** START Supplied material **

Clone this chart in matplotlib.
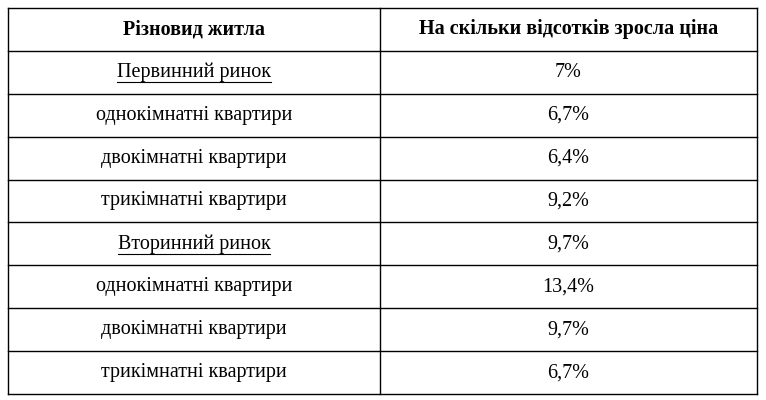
import matplotlib
matplotlib.use("Agg")
import matplotlib.pyplot as plt

headers = ["Різновид житла", "На скільки відсотків зросла ціна"]
categories = ["Первинний ринок", "однокімнатні квартири", "двокімнатні квартири",
              "трикімнатні квартири", "Вторинний ринок", "однокімнатні квартири",
              "двокімнатні квартири", "трикімнатні квартири"]
values = ["7%", "6,7%", "6,4%", "9,2%", "9,7%", "13,4%", "9,7%", "6,7%"]
underlined = [True, False, False, False, True, False, False, False]

W, H = 766, 400
fig = plt.figure(figsize=(W/100, H/100), dpi=100)
ax = fig.add_axes([0, 0, 1, 1])
ax.set_xlim(0, W); ax.set_ylim(H, 0); ax.axis("off")

x0, x1, xm = 8, 757, 380
y0, y1 = 8, 394
n = len(categories) + 1
rh = (y1 - y0) / n
lw = 1.0
for i in range(n + 1):
    ax.plot([x0, x1], [y0 + i*rh]*2, color="black", lw=lw)
for x in (x0, xm, x1):
    ax.plot([x, x], [y0, y1], color="black", lw=lw)

fam = "Liberation Serif"
fs = 14.5
cx = [(x0 + xm)/2, (xm + x1)/2]
for j, h in enumerate(headers):
    ax.text(cx[j], y0 + rh/2, h, ha="center", va="center", fontsize=fs,
            fontweight="bold", family=fam)
for i, (c, v, u) in enumerate(zip(categories, values, underlined)):
    yc = y0 + (i + 1.5)*rh
    t = ax.text(cx[0], yc, c, ha="center", va="center", fontsize=fs, family=fam)
    if u:
        fig.canvas.draw()
        bb = t.get_window_extent(renderer=fig.canvas.get_renderer())
        ax.plot([bb.x0, bb.x1], [yc + 10, yc + 10], color="black", lw=0.8)
    ax.text(cx[1], yc, v, ha="center", va="center", fontsize=fs, family=fam)

fig.savefig("out.png", dpi=100, facecolor="white")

** END Supplied material **

- **Objective**: From the material given, work out how many lines hold the string "matplotlib"; state that number and nothing further.

- **Response**: 4